Julieta’s family now lives in extreme poverty and confinement in one of the most violent municipalities in El Salvador. "We have barricaded ourselves inside our home,” says Ana.

A mother puts her arms around her two children, El Salvador
UNICEF El Salvador/2018/Leiva
Ana puts her arms around Rodrigo and Julieta. Their family is living in fear and isolation ever since they started receiving threats from a local gang.

Living in isolation

Today, Julieta only leaves her home to go to a private school, and Rodrigo spends all of his time in the house because his parents cannot afford to pay for both children to study. Attending public school is not an option – statistics from 2017 show that 44.61% (2,295) of educational centres are located in communities with a gang presence.

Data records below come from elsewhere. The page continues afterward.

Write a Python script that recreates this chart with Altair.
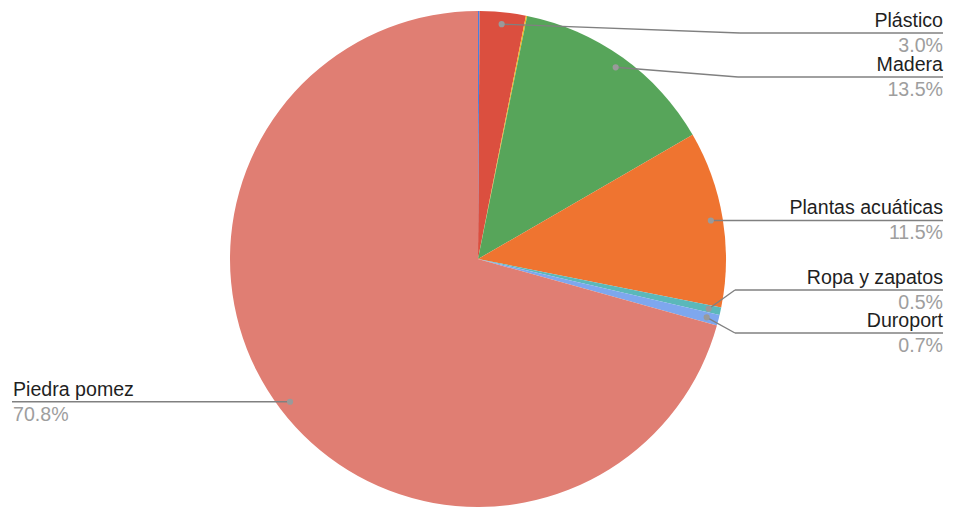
import math
import altair as alt
import pandas as pd

# ---- data ----
categories = ["Sin etiqueta A", "Plástico", "Sin etiqueta B", "Madera",
              "Plantas acuáticas", "Ropa y zapatos", "Duroport", "Piedra pomez"]
values = [0.1, 3.0, 0.08, 13.5, 11.5, 0.5, 0.7, 70.8]
pct_labels = ["", "3.0%", "", "13.5%", "11.5%", "0.5%", "0.7%", "70.8%"]
colors = ["#4A7FE0", "#DB4F3F", "#F2B51C", "#57A55A",
          "#EF7430", "#5BB8BA", "#7EA7EE", "#E07E73"]

# ---- layout (chart pixel space) ----
W, H = 940, 502
CX, CY = W / 2, H / 2
R = 248
DOT_R = 236
FONT = "Liberation Sans"
FS = 19.6
# labelled slices: name -> (side, line_y or None, elbow_x or None)
layout = {
    "Plástico": ("right", 25, 732),
    "Madera": ("right", 69, 730),
    "Plantas acuáticas": ("right", None, None),
    "Ropa y zapatos": ("right", 282, 727),
    "Duroport": ("right", 325, 727),
    "Piedra pomez": ("left", None, None),
}
RIGHT_END = 935
LEFT_END = 4

df = pd.DataFrame({"cat": categories, "value": values, "idx": list(range(len(values)))})

total = sum(values)
segs, dots, texts = [], [], []
cum = 0.0
for c, v, lab in zip(categories, values, pct_labels):
    mid = (cum + v / 2) / total * 2 * math.pi
    cum += v
    if c not in layout:
        continue
    side, ly, ex = layout[c]
    dx = CX + DOT_R * math.sin(mid)
    dy = CY - DOT_R * math.cos(mid)
    if ly is None:
        ly = dy
    if ex is None:
        ex = dx
    end = RIGHT_END if side == "right" else LEFT_END
    segs.append({"x": dx, "y": dy, "x2": ex, "y2": ly})
    segs.append({"x": ex, "y": ly, "x2": end, "y2": ly})
    dots.append({"x": dx, "y": dy})
    texts.append({"x": end + (0 if side == "right" else 1), "y": ly - 6, "t": c,
                  "kind": "name", "side": side})
    texts.append({"x": end + (0 if side == "right" else 1), "y": ly + 19, "t": lab,
                  "kind": "pct", "side": side})

seg_df = pd.DataFrame(segs)
dot_df = pd.DataFrame(dots)
txt_df = pd.DataFrame(texts)

xs = alt.Scale(domain=[0, W], range=[0, W], nice=False, zero=False)
ys = alt.Scale(domain=[0, H], range=[0, H], nice=False, zero=False)

pie = alt.Chart(df).mark_arc(outerRadius=R, strokeWidth=0).encode(
    theta=alt.Theta("value:Q", stack=True),
    color=alt.Color("cat:N", scale=alt.Scale(domain=categories, range=colors), legend=None),
    order=alt.Order("idx:Q"),
)

lines = alt.Chart(seg_df).mark_rule(color="#808080", strokeWidth=1.4).encode(
    x=alt.X("x:Q", scale=xs, axis=None),
    y=alt.Y("y:Q", scale=ys, axis=None),
    x2="x2:Q",
    y2="y2:Q",
)

pts = alt.Chart(dot_df).mark_circle(size=38, color="#9a9a9a", opacity=1).encode(
    x=alt.X("x:Q", scale=xs, axis=None),
    y=alt.Y("y:Q", scale=ys, axis=None),
)


def text_layer(side, kind, color):
    d = txt_df[(txt_df.side == side) & (txt_df.kind == kind)]
    return alt.Chart(d).mark_text(
        align="right" if side == "right" else "left",
        baseline="alphabetic", font=FONT, fontSize=FS, color=color,
    ).encode(
        x=alt.X("x:Q", scale=xs, axis=None),
        y=alt.Y("y:Q", scale=ys, axis=None),
        text="t:N",
    )


chart = alt.layer(
    pie, lines, pts,
    text_layer("right", "name", "#1f1f1f"),
    text_layer("right", "pct", "#9e9e9e"),
    text_layer("left", "name", "#1f1f1f"),
    text_layer("left", "pct", "#9e9e9e"),
).properties(
    width=W, height=H, autosize=alt.AutoSizeParams(type="none"), padding=0,
).configure(background="white", view=alt.ViewConfig(stroke=None))

chart.save("out.html", embed_options={"renderer": "svg", "actions": False})
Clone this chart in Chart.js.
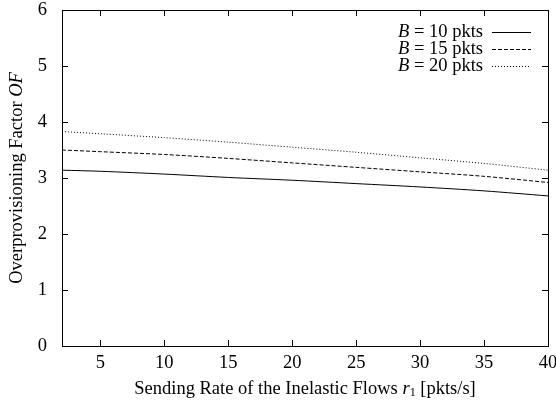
<!DOCTYPE html>
<html lang="en">
<head>
  <meta charset="UTF-8">
  <title>Overprovisioning Factor</title>
  <script src="https://cdn.jsdelivr.net/npm/chart.js"></script>
  <style>
    body { margin: 0; background: #fff; }
    .container { width: 556px; height: 404px; }
  </style>
</head>
<body>
  <div class="container">
    <canvas id="ofChart" width="556" height="404"></canvas>
  </div>

  <script>
    // sending rate r1 [pkts/s]
    const rates = [2, 5, 10, 15, 20, 25, 30, 35, 40];
    // overprovisioning factor per buffer size
    const of10 = [3.14, 3.12, 3.07, 3.01, 2.96, 2.90, 2.84, 2.77, 2.68];
    const of15 = [3.50, 3.47, 3.42, 3.35, 3.27, 3.19, 3.11, 3.03, 2.92];
    const of20 = [3.83, 3.79, 3.72, 3.64, 3.55, 3.46, 3.36, 3.26, 3.14];
    const legendLabels = ['10 pkts', '15 pkts', '20 pkts'];
    const xTicks = [5, 10, 15, 20, 25, 30, 35, 40];
    const yTicks = [0, 1, 2, 3, 4, 5, 6];

    const serif = '"Liberation Serif", "Times New Roman", serif';
    const fs = 18.5;
    const dashes = [[], [4, 2], [1, 2]];

    const toPoints = vals => rates.map((r, i) => ({ x: r, y: vals[i] }));

    // gnuplot-style box, inward ticks, axis titles and legend
    const gnuplotFrame = {
      id: 'gnuplotFrame',
      afterDraw(chart) {
        const { ctx, chartArea: a, scales } = chart;
        ctx.save();
        ctx.strokeStyle = '#000';
        ctx.lineWidth = 1;
        ctx.setLineDash([]);
        ctx.strokeRect(Math.round(a.left) + 0.5, Math.round(a.top) + 0.5,
          Math.round(a.right - a.left), Math.round(a.bottom - a.top));

        ctx.beginPath();
        xTicks.forEach(v => {
          const px = Math.round(scales.x.getPixelForValue(v)) + 0.5;
          ctx.moveTo(px, a.bottom); ctx.lineTo(px, a.bottom - 6);
          ctx.moveTo(px, a.top); ctx.lineTo(px, a.top + 6);
        });
        yTicks.forEach(v => {
          const py = Math.round(scales.y.getPixelForValue(v)) + 0.5;
          ctx.moveTo(a.left, py); ctx.lineTo(a.left + 6, py);
          ctx.moveTo(a.right, py); ctx.lineTo(a.right - 6, py);
        });
        ctx.stroke();

        ctx.fillStyle = '#000';
        ctx.textBaseline = 'middle';

        // x title with italic r and subscript 1
        const xParts = [
          ['Sending Rate of the Inelastic Flows ', fs + 'px ' + serif, 0],
          ['r', 'italic ' + fs + 'px ' + serif, 0],
          ['1', '12px ' + serif, 4],
          [' [pkts/s]', fs + 'px ' + serif, 0]
        ];
        let total = 0;
        xParts.forEach(p => { ctx.font = p[1]; total += ctx.measureText(p[0]).width; });
        let cx = (a.left + a.right) / 2 - total / 2;
        xParts.forEach(p => {
          ctx.font = p[1];
          ctx.textAlign = 'left';
          ctx.fillText(p[0], cx, 389 + p[2]);
          cx += ctx.measureText(p[0]).width;
        });

        // y title rotated
        ctx.save();
        ctx.translate(17, (a.top + a.bottom) / 2);
        ctx.rotate(-Math.PI / 2);
        const yParts = [
          ['Overprovisioning Factor ', fs + 'px ' + serif],
          ['OF', 'italic ' + fs + 'px ' + serif]
        ];
        total = 0;
        yParts.forEach(p => { ctx.font = p[1]; total += ctx.measureText(p[0]).width; });
        cx = -total / 2;
        yParts.forEach(p => {
          ctx.font = p[1];
          ctx.fillText(p[0], cx, 0);
          cx += ctx.measureText(p[0]).width;
        });
        ctx.restore();

        // legend
        legendLabels.forEach((lbl, i) => {
          const y = 32 + i * 17;
          ctx.font = fs + 'px ' + serif;
          ctx.textAlign = 'right';
          const rest = ' = ' + lbl;
          ctx.fillText(rest, 483, y);
          const w = ctx.measureText(rest).width;
          ctx.font = 'italic ' + fs + 'px ' + serif;
          ctx.fillText('B', 483 - w, y);

          ctx.beginPath();
          ctx.setLineDash(dashes[i]);
          ctx.moveTo(492, y + 0.5);
          ctx.lineTo(531, y + 0.5);
          ctx.stroke();
        });
        ctx.restore();
      }
    };

    const ctx = document.getElementById('ofChart').getContext('2d');
    new Chart(ctx, {
      type: 'line',
      data: {
        datasets: [of10, of15, of20].map((vals, i) => ({
          label: 'B = ' + legendLabels[i],
          data: toPoints(vals),
          borderColor: '#000',
          borderWidth: 1,
          borderDash: dashes[i],
          pointRadius: 0,
          tension: 0.3,
          fill: false
        }))
      },
      options: {
        responsive: false,
        animation: false,
        layout: { padding: { top: 10, right: 8, left: 0, bottom: 0 } },
        plugins: {
          legend: { display: false },
          tooltip: { enabled: false }
        },
        scales: {
          x: {
            type: 'linear',
            min: 2,
            max: 40,
            afterBuildTicks: s => { s.ticks = xTicks.map(v => ({ value: v })); },
            afterFit: s => { s.height = 58; s.paddingLeft = 0; s.paddingRight = 0; },
            grid: { display: false },
            border: { display: false },
            ticks: {
              color: '#000',
              font: { family: serif, size: fs },
              padding: -2,
              maxRotation: 0
            }
          },
          y: {
            type: 'linear',
            min: 0,
            max: 6,
            afterBuildTicks: s => { s.ticks = yTicks.map(v => ({ value: v })); },
            afterFit: s => { s.width = 62; s.paddingTop = 0; s.paddingBottom = 0; },
            grid: { display: false },
            border: { display: false },
            ticks: {
              color: '#000',
              font: { family: serif, size: fs },
              padding: 7
            }
          }
        }
      },
      plugins: [gnuplotFrame]
    });
  </script>
</body>
</html>
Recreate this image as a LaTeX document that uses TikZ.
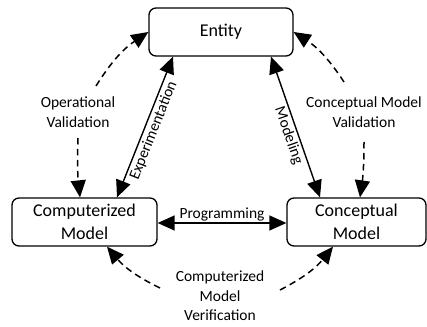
\documentclass[tikz,border=0pt]{standalone}
\usepackage{fontspec}
\setmainfont{Carlito}
\usetikzlibrary{arrows.meta}
\begin{document}
\begin{tikzpicture}[x=1pt,y=1pt,
  box/.style={draw, line width=1.3pt, rounded corners=7pt, align=center,
    font=\fontsize{18}{23}\selectfont, inner sep=0pt},
  lbl/.style={align=center, font=\fontsize{15.5}{19.5}\selectfont, inner sep=1pt},
  head/.tip={Triangle[length=17pt,width=15pt]},
  tip/.style={-head},
  duo/.style={head-head},
  link/.style={line width=1.4pt},
  loop/.style={line width=1.5pt, dash pattern=on 6.5pt off 4.5pt, tip},
  bend angle=12]
\useasboundingbox (0,0) rectangle (427,326);

% the three boxes
\node[box, minimum width=144pt, minimum height=48pt] (ent) at (221,294) {Entity};
\node[box, minimum width=145pt, minimum height=48pt] (comp) at (84.5,104) {Computerized\\Model};
\node[box, minimum width=139pt, minimum height=48pt] (conc) at (356.5,104) {Conceptual\\Model};

% labels of the dashed loops
\node[lbl] (opval) at (78,214) {Operational\\Validation};
\node[lbl] (cmval) at (364,214) {Conceptual Model\\Validation};
\node[lbl] (cmver) at (220,30) {Computerized\\Model\\Verification};

% solid two-way links
\draw[link, duo] ([xshift=32.5pt]comp.north) -- node[sloped, below, lbl, pos=0.5, inner sep=2pt] {Experimentation} ([xshift=-48pt]ent.south);
\draw[link, duo] ([xshift=50pt]ent.south) -- node[sloped, below, lbl, pos=0.54, inner sep=2pt] {Modeling} ([xshift=-36.5pt]conc.north);
\draw[link, duo] ([yshift=-1pt]comp.east) -- node[above, lbl, inner sep=1pt] {Programming} ([yshift=-1pt]conc.west);

% free ends of the dashed loops
\coordinate (a1) at (96,240);
\coordinate (a2) at (78,188);
\coordinate (b1) at (344,244);
\coordinate (b2) at (364,184);
\coordinate (c1) at (160,38);
\coordinate (c2) at (280,36);

% dashed loops
\draw[loop] (a1) to[bend left] (ent.west);
\draw[loop] (a2) to[bend right=4] ([xshift=-4.5pt]comp.north);
\draw[loop] (b1) to[bend right] (ent.east);
\draw[loop] (b2) to[bend left=4] ([xshift=3.5pt]conc.north);
\draw[loop] (c1) to[bend left] ([xshift=22.5pt]comp.south);
\draw[loop] (c2) to[bend right] ([xshift=-23.5pt]conc.south);
\end{tikzpicture}
\end{document}
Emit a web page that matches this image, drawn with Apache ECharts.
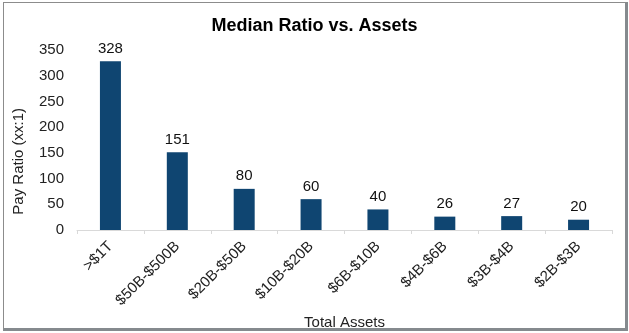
<!DOCTYPE html>
<html><head><meta charset="utf-8">
<script src="https://cdn.jsdelivr.net/npm/echarts@6/dist/echarts.min.js"></script>
<style>
html,body{margin:0;padding:0;background:#fff;}
#frame{position:absolute;left:3px;top:2px;width:621px;height:325px;border-top:1px solid #8c8c8c;border-left:1px solid #8c8c8c;border-right:3px solid #858a8e;border-bottom:3px solid #858a8e;}
#c{position:absolute;left:0;top:0;width:629px;height:333px;}
</style></head>
<body>
<div id="c"></div>
<div id="frame"></div>
<script>
const categories = ['>$1T','$50B-$500B','$20B-$50B','$10B-$20B','$6B-$10B','$4B-$6B','$3B-$4B','$2B-$3B'];
const values = [328,151,80,60,40,26,27,20];
const yTicks = [0,50,100,150,200,250,300,350];

const chart = echarts.init(document.getElementById('c'));
const font = 'Liberation Sans, Arial, sans-serif';
chart.setOption({
  animation:false,
  title:{text:'Median Ratio vs. Assets',left:'center',top:12,
    textStyle:{fontFamily:font,fontSize:18,fontWeight:'bold',color:'#000'}},
  grid:{left:77,right:17,top:50,bottom:103,containLabel:false,outerBoundsMode:'none'},
  graphic:[{type:'text',left:11,top:108,rotation:Math.PI/2,
    style:{text:'Pay Ratio (xx:1)',font:'15px '+font,fill:'#222'}}],
  xAxis:{type:'category',data:categories,
    name:'Total Assets',nameLocation:'middle',nameGap:75,
    nameTextStyle:{fontFamily:font,fontSize:15,color:'#222'},
    axisLine:{lineStyle:{color:'#d9d9d9'}},
    axisTick:{show:true,length:4,lineStyle:{color:'#d9d9d9'}},
    axisLabel:{rotate:45,fontFamily:font,fontSize:15,color:'#222',margin:14,interval:0}},
  yAxis:{type:'value',min:0,max:350,interval:50,
    axisLine:{show:false},axisTick:{show:false},splitLine:{show:false},
    axisLabel:{fontFamily:font,fontSize:15,color:'#222',margin:13,
      formatter:v=>yTicks.includes(v)?String(v):''}},
  series:[{type:'bar',data:values,barWidth:21,
    itemStyle:{color:'#0f4571'},
    label:{show:true,position:'top',distance:5,fontFamily:font,fontSize:15,color:'#111'}}]
});
</script>
</body></html>
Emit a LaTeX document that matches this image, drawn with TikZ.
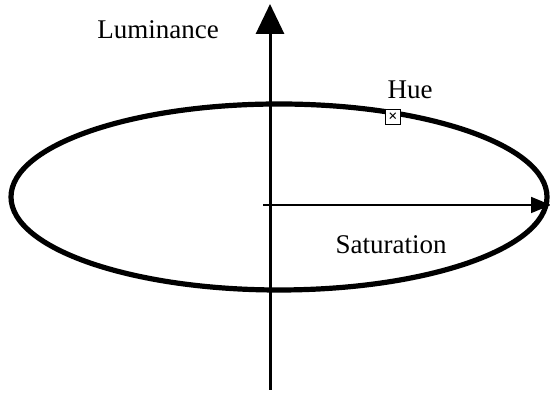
\documentclass[tikz,border=0pt]{standalone}
\usepackage{fontspec}
\setmainfont{Liberation Serif}
\usepackage{tikz}
\usetikzlibrary{positioning,arrows.meta}

\begin{document}
\begin{tikzpicture}[x=0.5pt,y=0.5pt,
 lbl/.style={font=\fontsize{13.5}{15}\selectfont,inner sep=0pt},
 huebox/.style={draw,fill=white,line width=0.5pt,minimum size=7.5pt,inner sep=0pt,font=\fontsize{8}{8}\selectfont}]
\useasboundingbox (0,0) rectangle (550,394);
\draw[line width=2.6pt] (279,197) ellipse [x radius=268, y radius=93];
\coordinate (lumbot) at (270,4);
\coordinate (lumtop) at (270,390);
\coordinate (satstart) at (263,189);
\coordinate (satend) at (551,189);
\draw[line width=1.5pt,-{Triangle[length=15pt,width=14pt]}] (lumbot) -- (lumtop);
\draw[line width=0.8pt,-{Triangle[length=10pt,width=8pt]}] (satstart) -- (satend);
\node[huebox] (hue) at (393,277) {\textbf{×}};
\node[lbl] (huelbl) at (410,304) {Hue};
\node[lbl] (lum) at (158,364) {Luminance};
\node[lbl] (sat) at (391,149) {Saturation};
\end{tikzpicture}
\end{document}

Rodrigo misses going outside and hanging out with his friends from school. "I wish I could go back to when I was little, because I had no worries. I could go out in the street, play with my friends and my neighbours. I do not like living in the time I'm in now."

Today, Ana is the only breadwinner and has to support the whole family. "I sell anything I can find, from stones to second hand clothes [...] when the first money comes in, I go buy beans and eggs."

Silhouette of shoes under a table, El Salvador
UNICEF El Salvador/2018/Leiva
Julieta's parents have gone broke from the gang extortion and are afraid to file a report with the police. They now feel they have no hope except to seek asylum in another country.

When migration seems like the only way out

According to the UN Refugee Agency (UNHCR), in 2017 alone, 59,400 people from El Salvador requested asylum or refuge in other countries.

Ana and her family had never before considered emigrating. “It takes a lot of courage. We would never expose our children to the worst that could happen to them,” she says. “The first thing for us was to exhaust all legal options here.”

But now Ana believes that it is safer to barricade herself and her family in their home than to file a report with the police or the prosecutor’s office.

"In this country, there are no secrets, anyone can be sold out. We live in a time of great envy and selfishness, and people are capable of anything," she says.

Ana and her family recently decided to seek asylum in another country. "We don’t want to go, we love our country, but unfortunately, there are many people who have ruined it. We either leave or risk having someone in our family killed," says Ana.

Rodrigo has mixed feelings about leaving. "Part of me feels it’s going to be good, but on the other hand I have to give up a lot of things – the people closest to me, my family, the place where I grew up. There’s sentimental value in everything around me."


UNICEF is working with local authorities and civil society organizations to put in place a violence prevention strategy and tackle the root causes of forced migration and displacement. As part of this strategy, UNICEF supports institutions such as the Human Rights Institute of the José Simeón Cañas Central American University (IDHUCA), which provides assistance to families through services like legal advice and psychosocial support.

But still more needs to be done to protect those threatened by gangs and combat extortion and forced migration.

*all names in this story have been changed to protect the identity of the family.